State schools in deprived areas hit hardest by staff absence

Schools report using non-teaching staff to cover lessons and almost one in 10 combine classes as Omicron disruption continues

Schools report using non-teaching staff to cover lessons and almost one in 10 combine classes as Omicron disruption continues

State schools are almost twice as likely as private settings to have a large number of staff absent, with those in the most deprived areas the worst affected.

Polling by Teacher Tapp for the Sutton Trust found that one in five state schools reported absence rates of 10 per cent or more last Friday, compared with one in eight independent schools. Of the most deprived schools, three in 10 reported these absence levels.

Sir Peter Lampl, the Sutton Trust’s chair, said we “must do all we can to ensure that poorer pupils are not further disadvantaged as a result of this disruption”.

Schools face rising numbers of staff off with Covid

Department for Education attendance data showed the number of staff absent for Covid-related reasons rose from around 32,000 in the last week of last term to almost 60,000 last week, the highest level since September.

Paul Whiteman, general secretary of the NAHT school leaders’ union, said the disruption was significant. “The concern is that the situation could worsen over the coming weeks,” he added.

Pupil absence also reached its highest level this academic year, with 315,000 pupils, or around 3.9 per cent, off because of Covid.

Covid absence attendance leadership Omicron schools
Paul Whiteman

The Sutton Trust found that a quarter of state schools did not have enough cover teachers, while 28 per cent had used non-teaching staff. Eight per cent said they were combining classes, a method recently suggested by the DfE.

Around a quarter of teachers said they had prepared material for online learning this week. But a fifth of all schools reported that one in 10 pupils did not have access to an electronic device. Around 7 per cent said more than a third of pupils did not have adequate access.

The online resource Oak National Academy had 340,000 users last week, its highest number since March last year when schools were closed.

Large spike in staff off with Covid

DfE attendance data shows that most staff off for Covid reasons have tested positive. Around 20,000 teachers and school leaders and 27,000 teaching assistants and other staff were at home with a confirmed case on January 6.

The proportion of support staff off for this reason rose by 160 per cent between December and last week, while the proportion of teachers and leaders absent increased by 81 per cent.

Meanwhile the Office for National Statistics said the education sector had seen the biggest month-on-month increase in the proportion of people reporting that they were suffering the effects of long Covid.

The number of pupils at home with a positive case has also grown. Of those absent for Covid-related reasons last week, 159,000 were off with a confirmed case, up 43 per cent on the 111,000 absences for this reason on December 16.

While absence due to suspected Covid or because of attendance restrictions fell, there was a large rise in the number of pupils required to stay at home and isolate – from 8,000 in mid-December to 21,000 on January 6.

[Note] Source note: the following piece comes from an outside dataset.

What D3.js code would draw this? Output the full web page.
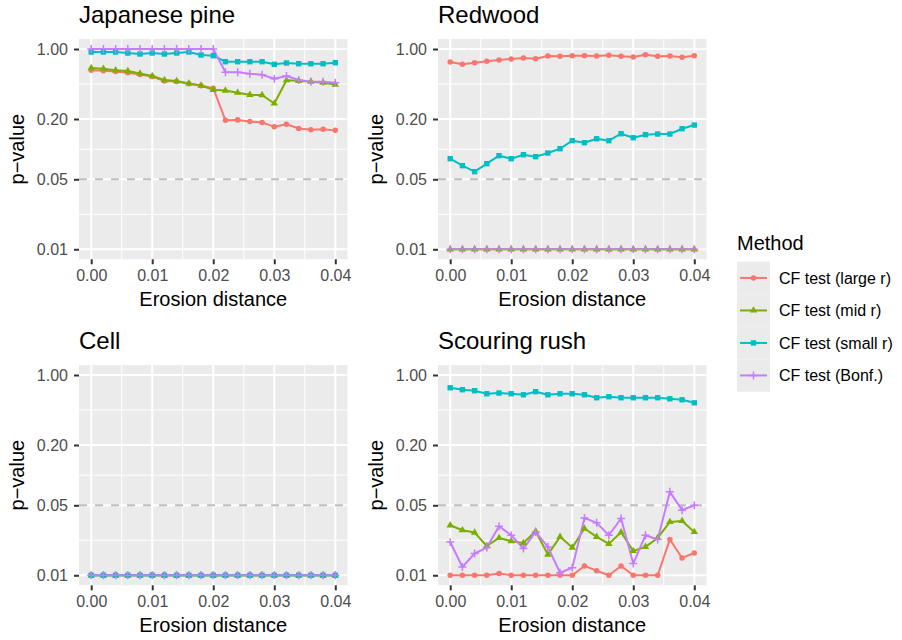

Hopes of Christmas firebreak ‘evaporated’

Geoff Barton, leader of the ASCL leadership union, said any hope that the Christmas holidays would act as a firebreak for schools had “evaporated”, with schools now under “severe pressure”.

The DfE has published a regional breakdown of attendance at the end of last term. It shows that Covid-related absence among pupils was highest in London at 5.1 per cent, more than double the rate of 2.4 per cent the previous week.

The North-East and Yorkshire and the Humber had the lowest Covid absence rates of 2.6 per cent.

On December 16, 1.4 per cent of primary pupils were absent due to Covid in Sunderland, compared with 11.8 per cent in Harrow, north London.

At secondary level, absence rates ranged from 0.9 per cent in Kirklees, West Yorkshire, to 13.4 per cent in Hillingdon, north-west London.

Children’s commissioner Dame Rachel de Souza told MPs she was pressing the government to provide “live” attendance data. This week’s data release was the first in almost a month.